In the PInCh —Pitt Innovation Challenge — students and professors scored $400,000 prizes this weekend to advance health care.
Pitt’s Clinical and Translational Science Institute, the Office of the Provost and the Innovation Institute hosted the second year of the challenge, and more than 60 teams competed. Three groups won $100,000 each at the University Club Saturday night, while four other groups received $25,000 each.
To win the prize money each group responded to the question: “From cell to community: How can we individualize solutions for better health(care)?”
The prizes cover direct costs to help advance the winning groups’ project over the next 12 months, with additional help from a project manager assigned to each winning group.
The Challenge posed the question in September and then selected 20 teams from a first round of 60 video entries. Following a written entry round, the University chose 10 finalists to present their ideas in a showcase.
Groups Nebukin, Nanoketo and ACL took the top prizes. Dr. Timothy Corcoran from the Department of Medicine and Bioengineering, Pulmonary, Allergy and Critical Care Medicine of UPMC led the Nebukin team, which aims to use a tablet-based software tool to help children properly use nebulizers, which deliver drugs through an inhalable mist, to treat asthma.
Corcoran said the software acts like a game to guide children through breathing patterns that administer the optimal amount of the drug.
“The game also helps to keep the child entertained during the treatment and alleviates boredom and anxiety. It also provides physicians with a degree of control over dosing,” Corcoran said in an email.
Corcoran said he has worked with aerosol medications for more than 20 years, prompting “some ideas about where the problems were with inhaled therapies and some insight on how to fix them.”
Corcoran said his team will use the prize to hire user-experience professionals, which study the usablity of a device, and software designers to produce a beta version of Nebukin.
James Ellis, a graduate student in Dr. Alexandar Star’s lab from the department of chemistry and bioengineering, led the Nanoketo team, which will develop a portable sensor for monitoring ketosis, a condition common in diabetics.
Ellis said Nanoketo will develop a handheld, breath acetone sensor for type-1 diabetics and epilepsy patients. The sensor would use the correlation between breath acetone concentration and blood ketone levels to replace the current methods of blood and urine sampling, he added.
Ellis said the team will use the prize to prepare for the application as well as build and test electronic prototypes.
Dr. Michael McClincy from the UPMC Department of Orthopaedic Surgery led the ACL Interaction team, which will develop a Web-based tool to individualize recovery from knee injuries.
“PInCh is a celebration of the pioneering and entrepreneurial spirit of some of the brightest, most enterprising teams of visionary thinkers in and around the Pittsburgh region,” Steven E. Reis, CTSI director and associate vice chancellor for clinical research, Health Sciences, said in a UPMC release.
Corcoran collaborated with Jenna Date from the Human Computer Interaction Institute at Carnegie Mellon, who will lead the team that will research the needs of children with lung diseases and produce the device.

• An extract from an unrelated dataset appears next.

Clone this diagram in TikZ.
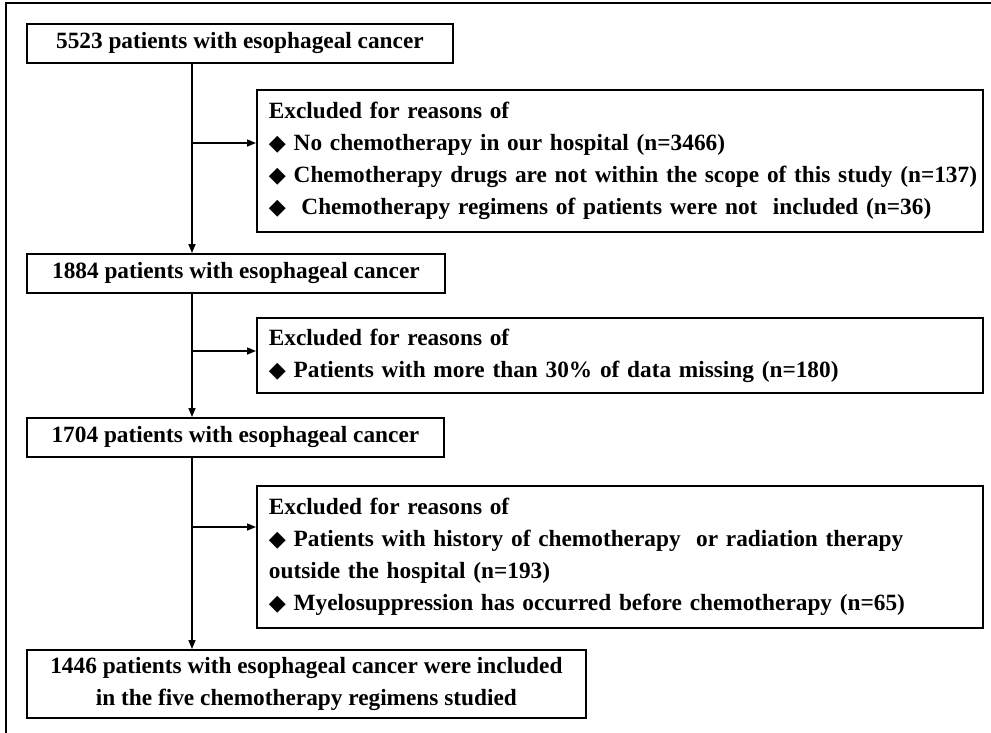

Corcoran said they plan to design the tool first for children with cystic fibrosis, and the team includes David Orenstein and Daniel Weiner, pediatric pulmonologists and cystic fibrosis experts from Children’s Hospital of Pittsburgh.
“We first plan to bring our designers together with children with cystic fibrosis so that they can gain a clear understanding of the role inhaled therapies play in their life and understand their perspective,” Corcoran said. “Our design will evolve from those interactions.”